Compara Conrad dos casos ocurridos anteriormente, el del Arizona, bastantes años atrás y el del Douro. El primero, de unas 5.000 toneladas y velocidad no más de 14 nudos, a pesar de haber colisionado, consiguió llegar a puerto y salvar pasaje y tripulación. Proporcionalmente era más resistente, más estable y mejor equipado que el Titanic. Y con una tripulación disciplinada que sabía manejar un barco.
El Douro no tuvo tanta suerte: era vanguardista para su época, y bien equipado, recorría la ruta de América del Sur. Había bruma y fuerte marejada, cuando fue embestido por otro buque cuando navegaba cerca de la costa española, con el pasaje al completo, ya de vuelta a casa: duró no más de veinte minutos. Sin embargo, todo el pasaje fue embarcado en botes salvavidas en tan breve tiempo, y serían unas trescientas personas. Sobrevivió el tercer oficial, encargado del embarque, y los marineros que tripulaban las lanchas. Capitán, oficiales y resto de tripulación se hundieron cumpliendo su deber. ¿Cuál era la diferencia?
Según Conrad, el Douro era un excelente buque gobernado, tripulado y equipado, no una suerte de «Ritz de los mares» sin marinos ni botes suficientes y con demasiados camareros y músicos. Y demasiado pasaje. El escritor opina que todo el montaje propagandístico que se hizo del Titanic fue una farsa: aquello no era un buque, era un hotel de lujo flotante, que además iba cargado hasta los topes de muchos más pasajeros (de segunda y tercera, inmigrantes en su mayoría) del que podía garantizar su evacuación. Un armatoste para impresionar a los grandes promotores, a importantes magnates de los negocios, para ―en palabras de Conrad―«satisfacer la vulgar demanda de unos pocos adinerados de un banal hotel de lujo, y porque un gran buque siempre resulta rentable de un modo u otro: en metálico o por su valor publicitario».

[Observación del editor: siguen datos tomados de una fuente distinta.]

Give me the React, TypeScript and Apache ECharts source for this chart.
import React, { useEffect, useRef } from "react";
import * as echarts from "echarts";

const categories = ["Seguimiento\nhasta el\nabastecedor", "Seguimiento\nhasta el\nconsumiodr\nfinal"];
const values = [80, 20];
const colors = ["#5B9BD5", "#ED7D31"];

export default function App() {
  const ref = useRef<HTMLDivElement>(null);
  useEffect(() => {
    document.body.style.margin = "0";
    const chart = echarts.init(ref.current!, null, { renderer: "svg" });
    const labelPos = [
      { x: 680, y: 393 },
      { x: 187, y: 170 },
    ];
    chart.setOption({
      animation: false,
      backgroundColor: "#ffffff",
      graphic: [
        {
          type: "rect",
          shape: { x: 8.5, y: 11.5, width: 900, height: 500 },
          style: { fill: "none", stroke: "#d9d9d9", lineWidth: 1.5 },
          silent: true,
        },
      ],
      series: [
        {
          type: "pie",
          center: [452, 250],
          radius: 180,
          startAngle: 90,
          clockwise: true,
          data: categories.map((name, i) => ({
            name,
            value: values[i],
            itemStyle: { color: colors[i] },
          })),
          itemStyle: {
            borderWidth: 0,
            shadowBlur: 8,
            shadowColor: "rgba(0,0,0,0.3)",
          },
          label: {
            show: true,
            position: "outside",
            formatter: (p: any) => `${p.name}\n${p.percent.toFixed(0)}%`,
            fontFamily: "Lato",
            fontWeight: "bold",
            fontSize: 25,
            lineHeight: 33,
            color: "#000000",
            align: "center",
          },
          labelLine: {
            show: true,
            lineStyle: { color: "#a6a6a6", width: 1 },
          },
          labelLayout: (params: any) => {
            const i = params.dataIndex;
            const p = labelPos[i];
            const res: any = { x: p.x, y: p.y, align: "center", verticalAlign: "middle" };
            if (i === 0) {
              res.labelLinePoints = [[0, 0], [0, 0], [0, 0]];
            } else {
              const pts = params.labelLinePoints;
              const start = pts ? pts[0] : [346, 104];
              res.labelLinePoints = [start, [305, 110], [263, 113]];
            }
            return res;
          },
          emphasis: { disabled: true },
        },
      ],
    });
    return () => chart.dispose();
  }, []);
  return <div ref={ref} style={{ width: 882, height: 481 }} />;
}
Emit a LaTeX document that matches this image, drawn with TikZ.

En suma, lo que el viejo Conrad ataca es la arrogancia, la ofensiva postura de superioridad bajo la que esconden el sentimiento de culpa. Y que toda la Investigación llevada a cabo fue una justificación, una lavada de cara, culpando a los muertos de algo que el sentido común, simplemente, debía haber previsto.
La edición de Gadir, en su colección Pequeña Biblioteca, está muy bien presentada y cuidada, incluyendo un mapa del recorrido, algunas fotografías del barco y un esquema de la distribución de las cubiertas.